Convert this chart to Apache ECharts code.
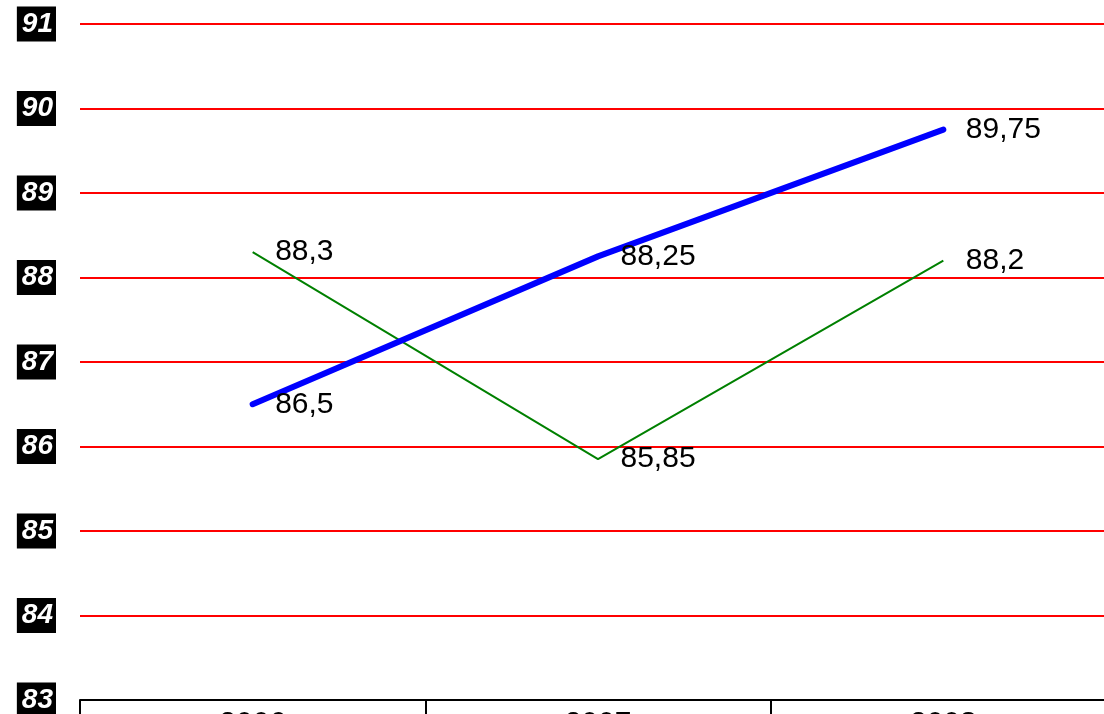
<!DOCTYPE html>
<html><head><meta charset="utf-8">
<script src="https://cdn.jsdelivr.net/npm/echarts@6/dist/echarts.min.js"></script>
<style>html,body{margin:0;padding:0;background:#fff}#c{width:1104px;height:714px}</style>
</head><body><div id="c"></div>
<script>
const categories = ['2006', '2007', '2008'];
const seriesBlue = [86.5, 88.25, 89.75];
const seriesGreen = [88.3, 85.85, 88.2];
const yTicks = [83, 84, 85, 86, 87, 88, 89, 90, 91];

const chart = echarts.init(document.getElementById('c'));
const fmt = p => String(p.value).replace('.', ',');
const lbl = {show: true, position: 'right', distance: 22, fontFamily: 'Liberation Sans, Arial', fontSize: 30, color: '#000', formatter: fmt};
chart.setOption({
  animation: false,
  grid: {left: 80, top: 24, bottom: 14, right: -12, outerBoundsMode: 'none', containLabel: false},
  xAxis: {
    type: 'category', data: categories, boundaryGap: true,
    axisLine: {lineStyle: {color: '#000', width: 2}},
    axisTick: {show: true, length: 30, lineStyle: {color: '#000', width: 2}},
    axisLabel: {fontFamily: 'Liberation Sans, Arial', fontSize: 30, color: '#000', margin: 9, verticalAlign: 'top', lineHeight: 30}
  },
  yAxis: {
    type: 'value', min: yTicks[0], max: yTicks[yTicks.length - 1], interval: 1,
    axisLine: {show: false}, axisTick: {show: false},
    splitLine: {lineStyle: {color: '#ff0000', width: 2}},
    axisLabel: {
      formatter: v => yTicks.includes(v) ? String(v) : '',
      fontFamily: 'Liberation Sans, Arial', fontSize: 28, fontWeight: 'bold', fontStyle: 'italic',
      lineHeight: 28, color: '#fff', backgroundColor: '#000', padding: [4, 3, 3, 5], margin: 24
    }
  },
  series: [
    {type: 'line', data: seriesBlue, symbol: 'circle', symbolSize: 1, showSymbol: true, itemStyle: {color: 'rgba(0,0,0,0)'}, lineStyle: {color: '#0000ff', width: 6, cap: 'round'}, label: lbl, labelLayout: {hideOverlap: false}, z: 3},
    {type: 'line', data: seriesGreen, symbol: 'circle', symbolSize: 1, showSymbol: true, itemStyle: {color: 'rgba(0,0,0,0)'}, lineStyle: {color: '#008000', width: 2}, label: lbl, labelLayout: {hideOverlap: false}, z: 2}
  ]
});
</script></body></html>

Request. Reproduce all of the data exactly; the pictures do not belong in the copy.

Exercise solution.
Convert this chart to Apache ECharts code.
<!DOCTYPE html>
<html><head><meta charset="utf-8">
<script src="https://cdn.jsdelivr.net/npm/echarts@6/dist/echarts.min.js"></script>
<style>html,body{margin:0;padding:0;background:#fff}#c{width:1104px;height:714px}</style>
</head><body><div id="c"></div>
<script>
const categories = ['2006', '2007', '2008'];
const seriesBlue = [86.5, 88.25, 89.75];
const seriesGreen = [88.3, 85.85, 88.2];
const yTicks = [83, 84, 85, 86, 87, 88, 89, 90, 91];

const chart = echarts.init(document.getElementById('c'));
const fmt = p => String(p.value).replace('.', ',');
const lbl = {show: true, position: 'right', distance: 22, fontFamily: 'Liberation Sans, Arial', fontSize: 30, color: '#000', formatter: fmt};
chart.setOption({
  animation: false,
  grid: {left: 80, top: 24, bottom: 14, right: -12, outerBoundsMode: 'none', containLabel: false},
  xAxis: {
    type: 'category', data: categories, boundaryGap: true,
    axisLine: {lineStyle: {color: '#000', width: 2}},
    axisTick: {show: true, length: 30, lineStyle: {color: '#000', width: 2}},
    axisLabel: {fontFamily: 'Liberation Sans, Arial', fontSize: 30, color: '#000', margin: 9, verticalAlign: 'top', lineHeight: 30}
  },
  yAxis: {
    type: 'value', min: yTicks[0], max: yTicks[yTicks.length - 1], interval: 1,
    axisLine: {show: false}, axisTick: {show: false},
    splitLine: {lineStyle: {color: '#ff0000', width: 2}},
    axisLabel: {
      formatter: v => yTicks.includes(v) ? String(v) : '',
      fontFamily: 'Liberation Sans, Arial', fontSize: 28, fontWeight: 'bold', fontStyle: 'italic',
      lineHeight: 28, color: '#fff', backgroundColor: '#000', padding: [4, 3, 3, 5], margin: 24
    }
  },
  series: [
    {type: 'line', data: seriesBlue, symbol: 'circle', symbolSize: 1, showSymbol: true, itemStyle: {color: 'rgba(0,0,0,0)'}, lineStyle: {color: '#0000ff', width: 6, cap: 'round'}, label: lbl, labelLayout: {hideOverlap: false}, z: 3},
    {type: 'line', data: seriesGreen, symbol: 'circle', symbolSize: 1, showSymbol: true, itemStyle: {color: 'rgba(0,0,0,0)'}, lineStyle: {color: '#008000', width: 2}, label: lbl, labelLayout: {hideOverlap: false}, z: 2}
  ]
});
</script></body></html>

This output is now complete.